The problem. Search the material for the word "this" and copy each line that holds it.

Information shown.

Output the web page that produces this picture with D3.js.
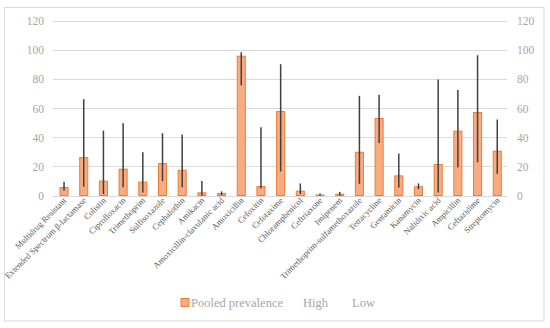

--

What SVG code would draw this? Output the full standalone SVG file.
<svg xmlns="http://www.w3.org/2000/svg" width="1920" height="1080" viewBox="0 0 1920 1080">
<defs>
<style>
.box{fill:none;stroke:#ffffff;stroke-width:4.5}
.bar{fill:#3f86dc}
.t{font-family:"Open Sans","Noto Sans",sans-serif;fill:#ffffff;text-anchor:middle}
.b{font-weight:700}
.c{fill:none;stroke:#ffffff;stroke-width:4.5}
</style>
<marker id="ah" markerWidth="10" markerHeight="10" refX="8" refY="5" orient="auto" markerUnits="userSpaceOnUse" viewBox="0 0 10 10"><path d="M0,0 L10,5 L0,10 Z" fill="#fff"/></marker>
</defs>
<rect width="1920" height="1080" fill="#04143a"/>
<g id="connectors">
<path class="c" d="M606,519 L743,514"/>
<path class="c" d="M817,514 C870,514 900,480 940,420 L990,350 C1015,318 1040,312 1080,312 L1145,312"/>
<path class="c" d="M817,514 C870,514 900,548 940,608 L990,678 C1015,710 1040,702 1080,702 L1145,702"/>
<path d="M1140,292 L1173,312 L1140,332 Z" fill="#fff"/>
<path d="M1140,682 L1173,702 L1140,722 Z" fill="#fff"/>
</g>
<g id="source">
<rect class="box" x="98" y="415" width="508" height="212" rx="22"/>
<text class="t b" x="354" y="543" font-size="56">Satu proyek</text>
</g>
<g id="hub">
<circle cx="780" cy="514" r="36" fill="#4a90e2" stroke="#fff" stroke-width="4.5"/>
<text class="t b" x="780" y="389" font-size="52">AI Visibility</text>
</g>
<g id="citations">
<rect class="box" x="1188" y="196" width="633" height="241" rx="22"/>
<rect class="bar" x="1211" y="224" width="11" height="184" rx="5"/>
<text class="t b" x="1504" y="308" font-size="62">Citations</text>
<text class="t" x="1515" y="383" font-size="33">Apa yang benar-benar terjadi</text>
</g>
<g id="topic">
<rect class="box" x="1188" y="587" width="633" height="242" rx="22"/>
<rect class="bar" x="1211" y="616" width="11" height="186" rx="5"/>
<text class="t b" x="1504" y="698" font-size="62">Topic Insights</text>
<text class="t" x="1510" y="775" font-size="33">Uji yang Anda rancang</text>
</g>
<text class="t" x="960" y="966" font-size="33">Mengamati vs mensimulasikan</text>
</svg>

Complete answer.
Output the web page that produces this picture with D3.js.
What SVG code would draw this? Output the full standalone SVG file.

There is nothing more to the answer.